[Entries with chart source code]
#####
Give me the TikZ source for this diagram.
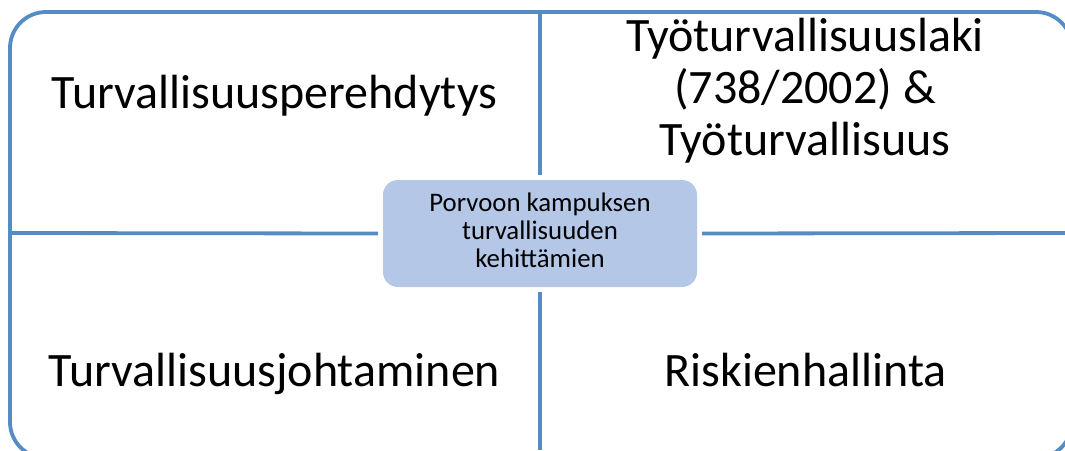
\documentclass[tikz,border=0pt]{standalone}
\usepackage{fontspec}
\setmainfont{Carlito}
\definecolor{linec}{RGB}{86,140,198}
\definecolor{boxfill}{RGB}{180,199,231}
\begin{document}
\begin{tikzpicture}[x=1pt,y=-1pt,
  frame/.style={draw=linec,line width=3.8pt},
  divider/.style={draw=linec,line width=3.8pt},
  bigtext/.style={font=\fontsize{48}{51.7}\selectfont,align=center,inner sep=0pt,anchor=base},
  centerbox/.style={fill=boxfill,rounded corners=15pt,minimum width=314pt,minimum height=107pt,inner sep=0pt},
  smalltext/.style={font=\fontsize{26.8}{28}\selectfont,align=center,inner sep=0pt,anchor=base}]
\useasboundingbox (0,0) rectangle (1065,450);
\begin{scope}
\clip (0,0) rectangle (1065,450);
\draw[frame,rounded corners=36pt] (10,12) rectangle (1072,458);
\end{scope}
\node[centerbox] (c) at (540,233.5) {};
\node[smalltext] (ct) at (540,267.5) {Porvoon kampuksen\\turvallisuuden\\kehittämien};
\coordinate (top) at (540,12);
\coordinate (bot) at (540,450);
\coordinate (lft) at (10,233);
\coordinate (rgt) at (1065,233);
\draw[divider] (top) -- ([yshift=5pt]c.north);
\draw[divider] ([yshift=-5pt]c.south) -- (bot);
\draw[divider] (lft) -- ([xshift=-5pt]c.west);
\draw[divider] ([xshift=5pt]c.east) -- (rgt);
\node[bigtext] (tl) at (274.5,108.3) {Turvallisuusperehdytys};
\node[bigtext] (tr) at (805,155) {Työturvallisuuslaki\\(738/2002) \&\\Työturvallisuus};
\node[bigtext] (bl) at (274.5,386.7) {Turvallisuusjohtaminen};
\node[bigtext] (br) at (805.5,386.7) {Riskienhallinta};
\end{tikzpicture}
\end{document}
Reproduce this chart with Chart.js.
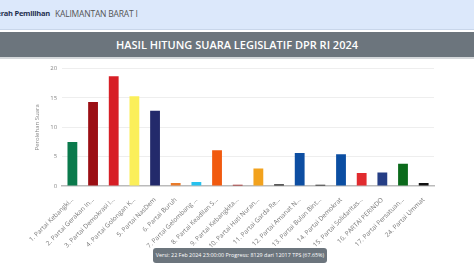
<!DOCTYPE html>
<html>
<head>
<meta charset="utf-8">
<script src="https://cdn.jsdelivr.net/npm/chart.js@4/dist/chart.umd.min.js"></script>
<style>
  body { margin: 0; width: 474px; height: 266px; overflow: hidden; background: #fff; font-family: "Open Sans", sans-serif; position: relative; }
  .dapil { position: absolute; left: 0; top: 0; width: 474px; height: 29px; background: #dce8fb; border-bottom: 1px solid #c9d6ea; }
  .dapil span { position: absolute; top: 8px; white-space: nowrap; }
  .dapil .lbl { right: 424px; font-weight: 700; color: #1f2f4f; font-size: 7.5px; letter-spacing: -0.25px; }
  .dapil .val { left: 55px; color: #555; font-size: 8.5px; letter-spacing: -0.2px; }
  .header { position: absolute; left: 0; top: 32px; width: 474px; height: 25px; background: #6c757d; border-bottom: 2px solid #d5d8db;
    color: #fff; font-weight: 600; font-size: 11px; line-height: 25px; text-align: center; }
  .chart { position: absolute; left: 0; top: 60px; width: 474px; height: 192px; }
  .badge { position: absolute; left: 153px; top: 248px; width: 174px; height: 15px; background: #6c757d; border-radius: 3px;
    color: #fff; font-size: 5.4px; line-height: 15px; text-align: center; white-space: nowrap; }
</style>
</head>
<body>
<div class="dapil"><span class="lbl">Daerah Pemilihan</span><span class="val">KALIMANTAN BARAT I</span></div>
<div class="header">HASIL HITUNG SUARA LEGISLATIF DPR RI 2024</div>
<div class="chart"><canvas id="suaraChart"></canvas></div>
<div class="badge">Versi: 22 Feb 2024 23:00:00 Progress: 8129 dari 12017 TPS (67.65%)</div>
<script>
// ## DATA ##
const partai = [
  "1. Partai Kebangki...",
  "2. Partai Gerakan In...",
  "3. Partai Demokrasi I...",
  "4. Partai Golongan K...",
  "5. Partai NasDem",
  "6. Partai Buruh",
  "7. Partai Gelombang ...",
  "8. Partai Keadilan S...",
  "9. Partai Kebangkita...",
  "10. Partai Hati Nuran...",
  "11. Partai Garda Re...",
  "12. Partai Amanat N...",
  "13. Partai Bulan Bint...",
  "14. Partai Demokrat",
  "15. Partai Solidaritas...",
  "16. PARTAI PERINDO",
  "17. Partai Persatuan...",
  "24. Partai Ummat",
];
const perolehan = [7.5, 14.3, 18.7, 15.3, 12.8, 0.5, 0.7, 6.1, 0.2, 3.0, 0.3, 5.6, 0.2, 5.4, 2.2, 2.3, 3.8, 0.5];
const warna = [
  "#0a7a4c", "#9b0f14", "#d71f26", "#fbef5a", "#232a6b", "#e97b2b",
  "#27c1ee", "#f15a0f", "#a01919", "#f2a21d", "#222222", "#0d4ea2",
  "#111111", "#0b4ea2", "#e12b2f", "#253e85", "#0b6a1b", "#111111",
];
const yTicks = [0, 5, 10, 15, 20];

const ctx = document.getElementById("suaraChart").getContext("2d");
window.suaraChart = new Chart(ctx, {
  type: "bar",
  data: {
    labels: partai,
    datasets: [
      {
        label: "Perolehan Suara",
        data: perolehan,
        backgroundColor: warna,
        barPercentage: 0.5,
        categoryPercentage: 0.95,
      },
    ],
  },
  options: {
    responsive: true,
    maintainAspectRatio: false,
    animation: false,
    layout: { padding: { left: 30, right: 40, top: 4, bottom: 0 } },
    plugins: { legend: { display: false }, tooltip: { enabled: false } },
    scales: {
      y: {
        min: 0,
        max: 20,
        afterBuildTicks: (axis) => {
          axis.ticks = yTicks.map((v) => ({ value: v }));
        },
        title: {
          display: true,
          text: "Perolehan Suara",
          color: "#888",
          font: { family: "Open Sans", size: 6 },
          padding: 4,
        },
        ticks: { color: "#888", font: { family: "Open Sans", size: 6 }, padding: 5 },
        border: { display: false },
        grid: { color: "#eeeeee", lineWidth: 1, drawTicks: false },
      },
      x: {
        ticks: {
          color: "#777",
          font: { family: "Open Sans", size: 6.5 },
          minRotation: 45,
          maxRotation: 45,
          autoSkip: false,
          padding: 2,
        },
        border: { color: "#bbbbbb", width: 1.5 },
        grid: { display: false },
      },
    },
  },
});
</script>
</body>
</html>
#####
▶ [The task]: The entries above are to be returned exactly, without their pictures.

▶ [Solution below]:
Give me the TikZ source for this diagram.
\documentclass[tikz,border=0pt]{standalone}
\usepackage{fontspec}
\setmainfont{Carlito}
\definecolor{linec}{RGB}{86,140,198}
\definecolor{boxfill}{RGB}{180,199,231}
\begin{document}
\begin{tikzpicture}[x=1pt,y=-1pt,
  frame/.style={draw=linec,line width=3.8pt},
  divider/.style={draw=linec,line width=3.8pt},
  bigtext/.style={font=\fontsize{48}{51.7}\selectfont,align=center,inner sep=0pt,anchor=base},
  centerbox/.style={fill=boxfill,rounded corners=15pt,minimum width=314pt,minimum height=107pt,inner sep=0pt},
  smalltext/.style={font=\fontsize{26.8}{28}\selectfont,align=center,inner sep=0pt,anchor=base}]
\useasboundingbox (0,0) rectangle (1065,450);
\begin{scope}
\clip (0,0) rectangle (1065,450);
\draw[frame,rounded corners=36pt] (10,12) rectangle (1072,458);
\end{scope}
\node[centerbox] (c) at (540,233.5) {};
\node[smalltext] (ct) at (540,267.5) {Porvoon kampuksen\\turvallisuuden\\kehittämien};
\coordinate (top) at (540,12);
\coordinate (bot) at (540,450);
\coordinate (lft) at (10,233);
\coordinate (rgt) at (1065,233);
\draw[divider] (top) -- ([yshift=5pt]c.north);
\draw[divider] ([yshift=-5pt]c.south) -- (bot);
\draw[divider] (lft) -- ([xshift=-5pt]c.west);
\draw[divider] ([xshift=5pt]c.east) -- (rgt);
\node[bigtext] (tl) at (274.5,108.3) {Turvallisuusperehdytys};
\node[bigtext] (tr) at (805,155) {Työturvallisuuslaki\\(738/2002) \&\\Työturvallisuus};
\node[bigtext] (bl) at (274.5,386.7) {Turvallisuusjohtaminen};
\node[bigtext] (br) at (805.5,386.7) {Riskienhallinta};
\end{tikzpicture}
\end{document}
Reproduce this chart with Chart.js.
<!DOCTYPE html>
<html>
<head>
<meta charset="utf-8">
<script src="https://cdn.jsdelivr.net/npm/chart.js@4/dist/chart.umd.min.js"></script>
<style>
  body { margin: 0; width: 474px; height: 266px; overflow: hidden; background: #fff; font-family: "Open Sans", sans-serif; position: relative; }
  .dapil { position: absolute; left: 0; top: 0; width: 474px; height: 29px; background: #dce8fb; border-bottom: 1px solid #c9d6ea; }
  .dapil span { position: absolute; top: 8px; white-space: nowrap; }
  .dapil .lbl { right: 424px; font-weight: 700; color: #1f2f4f; font-size: 7.5px; letter-spacing: -0.25px; }
  .dapil .val { left: 55px; color: #555; font-size: 8.5px; letter-spacing: -0.2px; }
  .header { position: absolute; left: 0; top: 32px; width: 474px; height: 25px; background: #6c757d; border-bottom: 2px solid #d5d8db;
    color: #fff; font-weight: 600; font-size: 11px; line-height: 25px; text-align: center; }
  .chart { position: absolute; left: 0; top: 60px; width: 474px; height: 192px; }
  .badge { position: absolute; left: 153px; top: 248px; width: 174px; height: 15px; background: #6c757d; border-radius: 3px;
    color: #fff; font-size: 5.4px; line-height: 15px; text-align: center; white-space: nowrap; }
</style>
</head>
<body>
<div class="dapil"><span class="lbl">Daerah Pemilihan</span><span class="val">KALIMANTAN BARAT I</span></div>
<div class="header">HASIL HITUNG SUARA LEGISLATIF DPR RI 2024</div>
<div class="chart"><canvas id="suaraChart"></canvas></div>
<div class="badge">Versi: 22 Feb 2024 23:00:00 Progress: 8129 dari 12017 TPS (67.65%)</div>
<script>
// ## DATA ##
const partai = [
  "1. Partai Kebangki...",
  "2. Partai Gerakan In...",
  "3. Partai Demokrasi I...",
  "4. Partai Golongan K...",
  "5. Partai NasDem",
  "6. Partai Buruh",
  "7. Partai Gelombang ...",
  "8. Partai Keadilan S...",
  "9. Partai Kebangkita...",
  "10. Partai Hati Nuran...",
  "11. Partai Garda Re...",
  "12. Partai Amanat N...",
  "13. Partai Bulan Bint...",
  "14. Partai Demokrat",
  "15. Partai Solidaritas...",
  "16. PARTAI PERINDO",
  "17. Partai Persatuan...",
  "24. Partai Ummat",
];
const perolehan = [7.5, 14.3, 18.7, 15.3, 12.8, 0.5, 0.7, 6.1, 0.2, 3.0, 0.3, 5.6, 0.2, 5.4, 2.2, 2.3, 3.8, 0.5];
const warna = [
  "#0a7a4c", "#9b0f14", "#d71f26", "#fbef5a", "#232a6b", "#e97b2b",
  "#27c1ee", "#f15a0f", "#a01919", "#f2a21d", "#222222", "#0d4ea2",
  "#111111", "#0b4ea2", "#e12b2f", "#253e85", "#0b6a1b", "#111111",
];
const yTicks = [0, 5, 10, 15, 20];

const ctx = document.getElementById("suaraChart").getContext("2d");
window.suaraChart = new Chart(ctx, {
  type: "bar",
  data: {
    labels: partai,
    datasets: [
      {
        label: "Perolehan Suara",
        data: perolehan,
        backgroundColor: warna,
        barPercentage: 0.5,
        categoryPercentage: 0.95,
      },
    ],
  },
  options: {
    responsive: true,
    maintainAspectRatio: false,
    animation: false,
    layout: { padding: { left: 30, right: 40, top: 4, bottom: 0 } },
    plugins: { legend: { display: false }, tooltip: { enabled: false } },
    scales: {
      y: {
        min: 0,
        max: 20,
        afterBuildTicks: (axis) => {
          axis.ticks = yTicks.map((v) => ({ value: v }));
        },
        title: {
          display: true,
          text: "Perolehan Suara",
          color: "#888",
          font: { family: "Open Sans", size: 6 },
          padding: 4,
        },
        ticks: { color: "#888", font: { family: "Open Sans", size: 6 }, padding: 5 },
        border: { display: false },
        grid: { color: "#eeeeee", lineWidth: 1, drawTicks: false },
      },
      x: {
        ticks: {
          color: "#777",
          font: { family: "Open Sans", size: 6.5 },
          minRotation: 45,
          maxRotation: 45,
          autoSkip: false,
          padding: 2,
        },
        border: { color: "#bbbbbb", width: 1.5 },
        grid: { display: false },
      },
    },
  },
});
</script>
</body>
</html>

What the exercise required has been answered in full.